Computing System Resonances
Given the definitions of angular velocity and harmonics above, we can do some substitutions to make things a little simpler.
First, let us restate the expressions for inductive and capacitive reactance (XL and XC) using our newer notation and introducing n for a harmonic multiple, and set them equal to one another:
nωL = 1/(nωC)
Solving for n gives:
n = √(XC/XL) = √(1/(2πfC) / (2πfL)) = √(1/(4π²f²LC)) = 1/(2πf√LC) (1)
Note here that we are solving for the harmonic multiplier, not raw frequency in Hertz. This formula may be used directly if the feeder reactance and PFC capacitance are known. In most cases, feeder capacitance is mostly due to installed PFCs, so their KVAR or MVAR size may be translated to Farads. The capacitor MVAR rating is the amount of reactive power drawn by the capacitor at a specific line voltage V, which is:
VARCAP = V²/XC = ωV²C
and solving for XC or C gives:
XC = V²/VARCAP,
C = VARCAP/(ωV²) (2)
Unfortunately the feeder inductance is not so easily computed.
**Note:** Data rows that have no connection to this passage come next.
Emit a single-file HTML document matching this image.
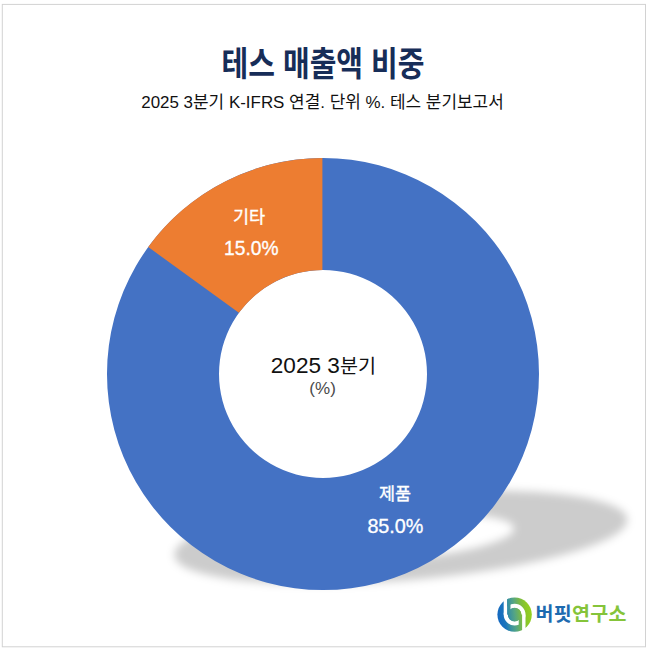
<!DOCTYPE html>
<html lang="ko">
<head>
<meta charset="utf-8">
<title>테스 매출액 비중</title>
<style>
html,body{margin:0;padding:0;background:#fff;}
body{width:650px;height:653px;overflow:hidden;position:relative;font-family:"Liberation Sans","Noto Sans CJK KR",sans-serif;}
svg{position:absolute;left:0;top:0;display:block;}
text{font-family:"Liberation Sans","Noto Sans CJK KR",sans-serif;}
</style>
</head>
<body>
<svg width="650" height="653" viewBox="0 0 650 653">
  <defs>
    <filter id="blur" x="-10%" y="-30%" width="120%" height="160%">
      <feGaussianBlur stdDeviation="4.5"/>
    </filter>
  </defs>
  <rect x="0" y="0" width="650" height="653" fill="#ffffff"/>
  <!-- frame -->
  <rect x="2.3" y="4.4" width="643.2" height="642.4" fill="none" stroke="#d2d2d2" stroke-width="1"/>

  <!-- title -->
  <text x="323" y="75.5" text-anchor="middle" font-size="34" font-weight="700" fill="#172d58" textLength="203" lengthAdjust="spacingAndGlyphs">테스 매출액 비중</text>
  <text x="322.5" y="108.3" text-anchor="middle" font-size="16.8" fill="#111111" textLength="362.5" lengthAdjust="spacingAndGlyphs">2025 3분기 K-IFRS 연결. 단위 %. 테스 분기보고서</text>

  <!-- perspective shadow -->
  <g filter="url(#blur)">
    <g transform="matrix(0.9723,0,-0.3928,0.2164,233.65,456.3)">
      <path fill="#000" fill-opacity="0.2" fill-rule="evenodd"
        d="M323,158 A216,216 0 1 1 322.99,158 Z M323,266 A108,108 0 1 0 323.01,266 Z"/>
    </g>
  </g>

  <!-- donut -->
  <g>
    <!-- blue 85% : full ring, orange slice painted on top -->
    <path fill="#4472c4" fill-rule="evenodd" d="M323,158 A216,216 0 1 1 322.99,158 Z M323,270 A104,104 0 1 0 323.01,270 Z"/>
    <!-- orange 15% -->
    <path fill="#ed7d31" d="M148.25,247.04 A216,216 0 0 1 322.4,158 L322.4,270 A104,104 0 0 0 238.86,312.87 Z"/>
  </g>

  <!-- labels -->
  <g stroke="#ffffff" stroke-width="0.35">
  <text x="249" y="223" text-anchor="middle" font-size="17.5" fill="#ffffff">기타</text>
  <text x="251.3" y="255" text-anchor="middle" font-size="21" fill="#ffffff" textLength="54.5" lengthAdjust="spacingAndGlyphs">15.0%</text>
  <text x="395" y="500" text-anchor="middle" font-size="17.5" fill="#ffffff">제품</text>
  <text x="395.4" y="533" text-anchor="middle" font-size="21" fill="#ffffff" textLength="56" lengthAdjust="spacingAndGlyphs">85.0%</text>

  </g>

  <!-- center -->
  <text x="270.8" y="373" font-size="22.6" fill="#111111">2025 3<tspan font-size="19.6" dy="-0.3">분기</tspan></text>
  <text x="322.6" y="394.3" text-anchor="middle" font-size="17" fill="#4a4a4a">(%)</text>

  <!-- logo -->
  <defs>
    <linearGradient id="lg" gradientUnits="userSpaceOnUse" x1="-17" y1="2" x2="17" y2="-2">
      <stop offset="0" stop-color="#1468c0"/>
      <stop offset="0.2" stop-color="#1b74bd"/>
      <stop offset="0.35" stop-color="#3a919f"/>
      <stop offset="0.5" stop-color="#54a585"/>
      <stop offset="0.68" stop-color="#78b848"/>
      <stop offset="0.85" stop-color="#8cc826"/>
      <stop offset="1" stop-color="#96d020"/>
    </linearGradient>
  </defs>
  <g transform="translate(514.6,614.6)">
    <circle cx="0" cy="0" r="17.2" fill="url(#lg)"/>
    <circle cx="0" cy="0" r="8.8" fill="none" stroke="#ffffff" stroke-width="4.2"/>
    <rect x="-10.9" y="-18" width="3.5" height="18" fill="#ffffff"/>
    <rect x="7.4" y="0" width="3.5" height="18" fill="#ffffff"/>
    <rect x="-7.5" y="-15.4" width="3.4" height="15.4" fill="url(#lg)"/>
    <rect x="4.1" y="0" width="3.4" height="15.4" fill="url(#lg)"/>
    <circle cx="0" cy="0" r="6.8" fill="url(#lg)"/>
  </g>
  <text x="535.4" y="620.6" font-size="19.5" font-weight="700" fill="#1d6bb0" textLength="91" lengthAdjust="spacing">버핏<tspan fill="#85c43a">연구소</tspan></text>
</svg>
</body>
</html>
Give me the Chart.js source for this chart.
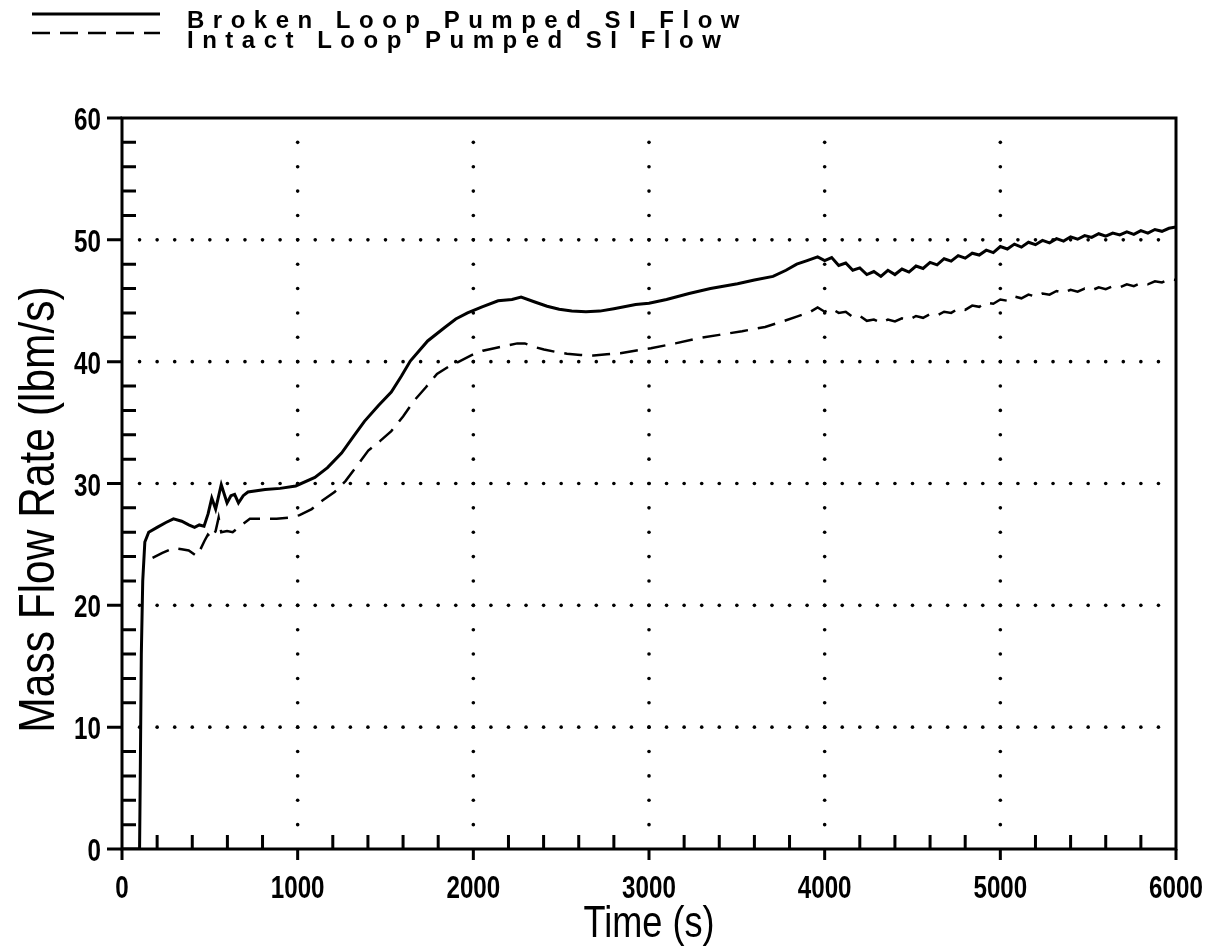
<!DOCTYPE html>
<html>
<head>
<meta charset="utf-8">
<script src="https://cdn.jsdelivr.net/npm/chart.js@4.4.1/dist/chart.umd.min.js"></script>
<style>
  html, body { margin: 0; padding: 0; background: #fff; }
  #wrap { width: 1218px; height: 951px; }
</style>
</head>
<body>
<div id="wrap"><canvas id="chart"></canvas></div>
<script>
// Broken loop pumped SI flow (solid)
const timeBroken = [0, 100, 104, 110, 118, 130, 152, 200, 250, 293, 340, 380, 413, 440, 467, 490, 511, 533, 565, 598, 620, 641, 663, 690, 717, 815, 900, 989, 1098, 1170, 1250, 1320, 1380, 1460, 1533, 1590, 1641, 1740, 1837, 1900, 1967, 2050, 2141, 2220, 2272, 2350, 2420, 2489, 2560, 2641, 2720, 2800, 2924, 3000, 3100, 3228, 3350, 3504, 3600, 3706, 3780, 3841, 3900,
  3960, 4000, 4040, 4080, 4120, 4160, 4200, 4240, 4280, 4320, 4360, 4400, 4440, 4480, 4520, 4560, 4600, 4640, 4680, 4720, 4760, 4800, 4840, 4880, 4920, 4960, 5000, 5040, 5080, 5120, 5160, 5200, 5240, 5280, 5320, 5360, 5400, 5440, 5480, 5520, 5560, 5600, 5640, 5680, 5720, 5760, 5800, 5840, 5880, 5920, 5960, 6000];
const flowBroken = [0, 0, 6, 16, 22, 25.2, 26.0, 26.4, 26.8, 27.1, 26.9, 26.6, 26.4, 26.6, 26.5, 27.5, 28.8, 27.9, 29.9, 28.4, 29.0, 29.1, 28.4, 29.0, 29.3, 29.5, 29.6, 29.8, 30.5, 31.3, 32.5, 33.9, 35.1, 36.4, 37.5, 38.8, 40.05, 41.7, 42.8, 43.5, 44.0, 44.5, 45.0, 45.1, 45.3, 44.9, 44.55, 44.3, 44.15, 44.1, 44.15, 44.35, 44.7, 44.8, 45.1, 45.6, 46.0, 46.4, 46.7, 47.0, 47.5, 48.0, 48.3,
  48.6, 48.3, 48.55, 47.9, 48.1, 47.5, 47.7, 47.15, 47.4, 47.0, 47.5, 47.15, 47.6, 47.35, 47.85, 47.65, 48.15, 47.95, 48.45, 48.25, 48.7, 48.5, 48.9, 48.75, 49.15, 48.95, 49.45, 49.25, 49.65, 49.4, 49.8, 49.6, 49.95, 49.75, 50.1, 49.9, 50.25, 50.05, 50.35, 50.2, 50.5, 50.3, 50.55, 50.4, 50.65, 50.45, 50.75, 50.55, 50.85, 50.7, 50.95, 51.05];

// Intact loop pumped SI flow (dashed)
const timeIntact = [174, 230, 293, 340, 380, 424, 440, 470, 489, 510, 533, 550, 565, 598, 630, 663, 700, 728, 800, 880, 950, 1011, 1080, 1141, 1210, 1272, 1340, 1402, 1470, 1533, 1600, 1663, 1730, 1793, 1860, 1924, 2000, 2054, 2120, 2185, 2250, 2293, 2350, 2402, 2470, 2533, 2610, 2685, 2760, 2837, 2920, 3011, 3150, 3272, 3400, 3530, 3661, 3760, 3841,
  3920, 3960, 4000, 4040, 4080, 4120, 4160, 4200, 4240, 4280, 4320, 4360, 4400, 4440, 4480, 4520, 4560, 4600, 4640, 4680, 4720, 4760, 4800, 4840, 4880, 4920, 4960, 5000, 5040, 5080, 5120, 5160, 5200, 5240, 5280, 5320, 5360, 5400, 5440, 5480, 5520, 5560, 5600, 5640, 5680, 5720, 5760, 5800, 5840, 5880, 5920, 5960, 6000];
const flowIntact = [23.9, 24.3, 24.7, 24.6, 24.5, 24.05, 24.4, 25.3, 25.8, 25.5, 26.1, 27.2, 26.0, 26.1, 26.0, 26.4, 26.8, 27.1, 27.1, 27.1, 27.2, 27.4, 27.9, 28.6, 29.3, 30.2, 31.5, 32.7, 33.5, 34.3, 35.5, 36.8, 37.9, 39.0, 39.6, 40.05, 40.6, 40.9, 41.1, 41.3, 41.5, 41.5, 41.2, 41.0, 40.8, 40.65, 40.55, 40.5, 40.6, 40.7, 40.9, 41.1, 41.5, 41.9, 42.2, 42.5, 42.85, 43.3, 43.7,
  44.1, 44.45, 44.1, 44.35, 44.0, 44.1, 43.65, 43.75, 43.35, 43.45, 43.2, 43.45, 43.3, 43.55, 43.45, 43.75, 43.6, 43.9, 43.8, 44.1, 44.0, 44.35, 44.25, 44.6, 44.5, 44.85, 44.75, 45.1, 45.0, 45.35, 45.2, 45.5, 45.35, 45.6, 45.5, 45.8, 45.65, 45.9, 45.75, 46.0, 45.85, 46.1, 45.95, 46.2, 46.1, 46.35, 46.2, 46.45, 46.35, 46.6, 46.5, 46.75, 46.7];

const seriesLabels = ['Broken Loop Pumped SI Flow', 'Intact Loop Pumped SI Flow'];
const xTicks = [0, 1000, 2000, 3000, 4000, 5000, 6000];
const yTicks = [0, 10, 20, 30, 40, 50, 60];
const xTitle = 'Time (s)';
const yTitle = 'Mass Flow Rate (lbm/s)';

// narrow text: Liberation Sans squeezed like Arial Narrow
function narrowText(ctx, text, x, y, font, align, sx, rot) {
  ctx.save();
  ctx.font = font;
  ctx.textAlign = align;
  ctx.translate(x, y);
  if (rot) ctx.rotate(rot);
  ctx.scale(sx, 1);
  ctx.fillText(text, 0, 0);
  ctx.restore();
}

// axes frame, inward/outward ticks, dotted grid, labels and legend
const framePlugin = {
  id: 'frame',
  beforeDatasetsDraw(chart) {
    const { ctx, chartArea: a, scales: { x, y } } = chart;
    ctx.save();
    ctx.fillStyle = '#000';
    // dotted grid
    xTicks.slice(1, -1).forEach(tx => {
      const px = x.getPixelForValue(tx);
      for (let v = 2; v < 60; v += 2) {
        ctx.beginPath();
        ctx.arc(px, y.getPixelForValue(v), 1.8, 0, Math.PI * 2);
        ctx.fill();
      }
    });
    yTicks.slice(1, -1).forEach(ty => {
      const py = y.getPixelForValue(ty);
      for (let t = 100; t < 6000; t += 100) {
        ctx.beginPath();
        ctx.arc(x.getPixelForValue(t), py, 1.8, 0, Math.PI * 2);
        ctx.fill();
      }
    });

    ctx.strokeStyle = '#000';
    ctx.lineWidth = 3;
    ctx.strokeRect(a.left, a.top, a.right - a.left, a.bottom - a.top);

    ctx.beginPath();
    for (let t = 0; t <= 6000; t += 200) {
      const px = x.getPixelForValue(t);
      ctx.moveTo(px, a.bottom);
      ctx.lineTo(px, t % 1000 === 0 ? a.bottom + 11 : a.bottom - 14);
    }
    for (let v = 0; v <= 60; v += 2) {
      const py = y.getPixelForValue(v);
      ctx.moveTo(a.left, py);
      ctx.lineTo(v % 10 === 0 ? a.left - 15 : a.left + 14, py);
    }
    ctx.stroke();

    // tick labels
    ctx.textBaseline = 'alphabetic';
    const tf = "bold 31px 'Liberation Sans', Arial, sans-serif";
    xTicks.forEach(t => narrowText(ctx, String(t), x.getPixelForValue(t), a.bottom + 49, tf, 'center', 0.78));
    yTicks.forEach(v => narrowText(ctx, String(v), a.left - 21, y.getPixelForValue(v) + 12, tf, 'right', 0.78));

    // axis titles
    ctx.textBaseline = 'middle';
    narrowText(ctx, xTitle, (a.left + a.right) / 2, a.bottom + 76, "44px 'Liberation Sans', Arial, sans-serif", 'center', 0.82);
    narrowText(ctx, yTitle, 40, (a.top + a.bottom) / 2 + 26, "50px 'Liberation Sans', Arial, sans-serif", 'center', 0.85, -Math.PI / 2);
    ctx.restore();
  },
  afterDraw(chart) {
    const { ctx } = chart;
    ctx.save();
    ctx.fillStyle = '#000';
    ctx.strokeStyle = '#000';
    ctx.font = "bold 24px 'Liberation Sans', Arial, sans-serif";
    ctx.letterSpacing = '8.5px';
    ctx.textBaseline = 'alphabetic';
    const rows = [{ lineY: 14, textY: 28 }, { lineY: 33, textY: 48 }];
    chart.data.datasets.forEach((ds, i) => {
      ctx.beginPath();
      ctx.lineWidth = ds.borderWidth;
      ctx.setLineDash(ds.borderDash || []);
      ctx.moveTo(32, rows[i].lineY);
      ctx.lineTo(160, rows[i].lineY);
      ctx.stroke();
      ctx.setLineDash([]);
      ctx.fillText(ds.label, 187, rows[i].textY);
    });
    ctx.restore();
  }
};

new Chart(document.getElementById('chart'), {
  type: 'line',
  data: {
    datasets: [
      {
        label: seriesLabels[0],
        data: timeBroken.map((t, i) => ({ x: t, y: flowBroken[i] })),
        borderColor: '#000',
        borderWidth: 3,
        pointRadius: 0,
        tension: 0,
        fill: false
      },
      {
        label: seriesLabels[1],
        data: timeIntact.map((t, i) => ({ x: t, y: flowIntact[i] })),
        borderColor: '#000',
        borderWidth: 2.5,
        borderDash: [18, 10],
        pointRadius: 0,
        tension: 0,
        fill: false
      }
    ]
  },
  options: {
    responsive: true,
    maintainAspectRatio: false,
    animation: false,
    layout: { padding: { top: 118, right: 42, left: 0, bottom: 0 } },
    plugins: { legend: { display: false }, tooltip: { enabled: false } },
    scales: {
      x: {
        type: 'linear',
        min: 0,
        max: 6000,
        afterFit: s => { s.height = 102; },
        grid: { display: false, drawTicks: false },
        border: { display: false },
        ticks: { display: false }
      },
      y: {
        type: 'linear',
        min: 0,
        max: 60,
        afterFit: s => { s.width = 122; },
        grid: { display: false, drawTicks: false },
        border: { display: false },
        ticks: { display: false }
      }
    }
  },
  plugins: [framePlugin]
});
</script>
</body>
</html>
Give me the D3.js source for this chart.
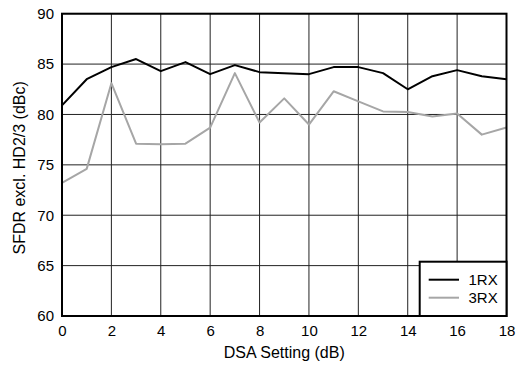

However, it’s possible to recast the resonance equation in a form using the system short circuit MVA rating, which can serve as an approximation to the inductance. This formula also uses the capacitor MVAR value directly, avoiding the need to convert to raw Farads.
In order to proceed we are going to have to make an assumption. The feeder impedance is mostly reactive with little resistive component — in other words, a high X/R ratio. Remember that impedance Z is a complex sum:
|Z| = √(R² + jX²L)
so if R << XL, then |ZL| ≈ |XL|
This allows us to use the relationship where Q is reactive power, and ZL = XL for a purely inductive circuit.
Now consider MVASC, the short circuit MVA rating of a feeder. This is maximum current, or equivalent MVA at a specific line voltage, that would flow with a shorted load when fed from a source of infinite capacity. With an inductive impedance, apparent power (VA) is equal to reactive power (Q), so we can approximate:
S ≈ V²/ZL ≈ XL ≈ V²/VARSC
Solving for XL or L gives:
XL ≈ V²/VARSC,
L = V²/(ωVARSC) (3)
We now have expressions for C and L, and also XC and XL from readily available information (installed PFC size and known feeder short circuit values). Substituting XC and XL from (2) and (3) into (1) gives:
n = √(XC/XL) = √((V²/VARCAP)/(V²/VARSC)) = √(VARSC/VARCAP)
Switching to MVARs and using the more familiar H for harmonic number gives the final approximation:
H = √(MVASC/MVARCAP) (4)
Example
As an example, consider the substation transformer in Figure 1. This is an 18 MVA LTC transformer with a 12,470Y/7200V secondary. This transformer has a known MVASC of 140 MVA at nominal line voltage and tap position. The substation has 1.4 MVAR capacitance installed per phase, or 4.2 total. Using equation (4) gives:
H = √(MVASC/MVARCAP) = √(140/4.2) = 5.8
This gives a resonant frequency of 5.8 × 60 Hz = 350 Hz. This transformer’s actual circuit inductance is also known to be around 3 mH (per phase). Converting 1.4 MVARCAP to Farads gives 72 μF. Using those values and calculating for frequency directly gives:
f = 1/(2π√LC) = 1/(2π√(3 mH × 72 μF)) = 343 Hz
agreeing closely with the estimate of 350 Hz.
Conclusion
The feeder resonance approximation formula (4) is easily calculated from readily available system information. The derivation of this formula is presented here. A resonance frequency check should be performed any time there’s a change in PFC values, or if oscillatory transients are creating problems for customers or switching equipment.